Lasso Regression: Useful when feature selection is desired or when there is a belief that many features are irrelevant or 
redundant.

In [None]:
Q7. Can Lasso Regression handle multicollinearity in the input features? If yes, how?

In [None]:
Lasso Regression is known for its ability to handle multicollinearity in the input features. Multicollinearity occurs when 
two or more predictor variables in a regression model are highly correlated. This can pose challenges in standard linear 
regression, but Lasso Regression can effectively deal with multicollinearity through its sparsity-inducing property.

Variable Selection:

Lasso Regression introduces sparsity by adding a penalty term that includes the sum of the absolute values of the coefficients
to the objective function. This penalty term encourages some coefficients to be exactly zero, effectively performing variable
selection.
When faced with multicollinearity, Lasso Regression tends to select one variable from a group of highly correlated variables 
and sets the coefficients of the others to zero. This results in a sparse model with fewer variables, addressing the issue 
of multicollinearity.

Trade-off between Fit and Sparsity:

The regularization parameter (λ) in Lasso Regression controls the trade-off between fitting the data well and inducing 
sparsity. As λ increases, more coefficients are driven to zero, leading to a sparser model. This trade-off allows Lasso 
Regression to balance the need for multicollinearity mitigation and model simplicity.

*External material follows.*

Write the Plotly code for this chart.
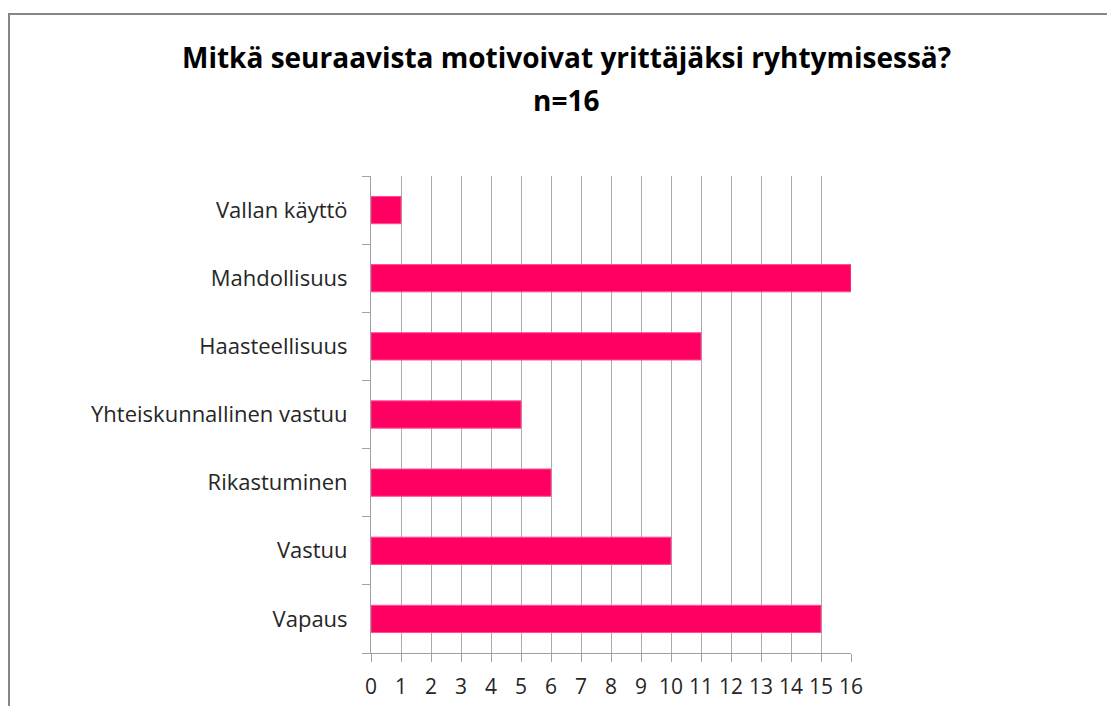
import plotly.graph_objects as go

categories = ["Vapaus", "Vastuu", "Rikastuminen", "Yhteiskunnallinen vastuu",
              "Haasteellisuus", "Mahdollisuus", "Vallan käyttö"]
values = [15, 10, 6, 5, 11, 16, 1]
x_ticks = list(range(0, 17))
title_lines = ["Mitkä seuraavista motivoivat yrittäjäksi ryhtymisessä?", "n=16"]

OFF = 8  # page offset
W, H = 1115, 706
L, R, T, B = 371 - OFF, 851 - OFF, 176 - OFF, 653 - OFF
pw, ph = R - L, B - T

def px_x(p):
    return (p - OFF - L) / pw

def px_y(p):
    return (B - (p - OFF)) / ph

fig = go.Figure(go.Bar(
    x=values, y=categories, orientation="h",
    marker=dict(color="#FF0062", line=dict(color="#FF4D8F", width=1)),
    width=0.4,
))

annotations = []
for txt, yc in zip(title_lines, [57, 100]):
    annotations.append(dict(
        text="<b>%s</b>" % txt, xref="paper", yref="paper",
        x=px_x(566), y=px_y(yc), xanchor="center", yanchor="middle",
        showarrow=False,
        font=dict(size=28, color="#000000", family="Open Sans, sans-serif"),
    ))

fig.update_layout(
    width=W, height=H,
    margin=dict(l=L, r=W - R, t=T, b=H - B),
    paper_bgcolor="white", plot_bgcolor="white",
    showlegend=False,
    font=dict(family="Open Sans, Liberation Sans, sans-serif", color="#262626"),
    annotations=annotations,
    xaxis=dict(
        range=[0, 16], tickvals=x_ticks, ticktext=[str(v) for v in x_ticks],
        showgrid=True, gridcolor="#ABABAB", gridwidth=1,
        showline=True, linecolor="#A0A0A0", linewidth=1,
        ticks="outside", ticklen=8, tickcolor="#A0A0A0",
        tickfont=dict(size=21, color="#262626"),
        ticklabelstandoff=7,
        zeroline=False, fixedrange=True,
    ),
    yaxis=dict(
        categoryorder="array", categoryarray=categories,
        showgrid=False, showline=True, linecolor="#A0A0A0", linewidth=1,
        ticks="outside", ticklen=8, tickcolor="#A0A0A0", tickson="boundaries",
        tickfont=dict(size=22, color="#262626"),
        ticklabelstandoff=18,
        zeroline=False, fixedrange=True,
    ),
    shapes=[dict(
        type="rect", xref="paper", yref="paper",
        x0=px_x(9), x1=px_x(1125), y0=px_y(740), y1=px_y(14),
        line=dict(color="#868686", width=2), fillcolor="rgba(0,0,0,0)",
        layer="below",
    )],
)

fig.write_html("out.html")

Enhanced Interpretability:

The sparsity-inducing nature of Lasso Regression results in a model with fewer non-zero coefficients, making it more 
interpretable. The selected variables are those that contribute significantly to the model, and irrelevant or redundant 
variables are effectively excluded.
While Lasso Regression is effective in handling multicollinearity, it's essential to choose an appropriate value for the 
regularization parameter (λ). Cross-validation or other model selection techniques can be employed to determine the optimal λ 
that achieves a balance between fitting the data well and inducing sparsity.

In [None]:
Q8. How do you choose the optimal value of the regularization parameter (lambda) in Lasso Regression?

In [None]:
Choosing the optimal value for the regularization parameter (λ) in Lasso Regression is crucial for achieving the right 
balance between fitting the data well and inducing sparsity. There are several methods to determine the optimal λ, and one 
common approach is using cross-validation.

Create a Range of λ Values:

Define a range of potential λ values to test. This range can be determined based on prior knowledge, domain expertise, or 
by using techniques like grid search.

Perform Cross-Validation:

Split the dataset into K folds for K-Fold Cross-Validation (or another cross-validation strategy). The choice of K depends on
the size of the dataset, with common values being 5 or 10. 

For each λ value in the defined range:
Train the Lasso Regression model on K−1 folds.
Validate the model on the remaining fold.
Repeat this process for each fold and compute the average performance metric (e.g., mean squared error).

Select the Optimal λ:

Choose the λ value that results in the best average performance across all folds. Common performance metrics include mean 
squared error, mean absolute error, or others depending on the specific goals.

Refine the Search if Needed:

If the optimal λ appears to be at the edge of the tested range, consider refining the search by testing a narrower range 
around that value.

Final Model Training:

Train the final Lasso Regression model using the selected optimal λ on the entire dataset. This ensures the model is trained
with the maximum amount of data for better generalization to new, unseen data.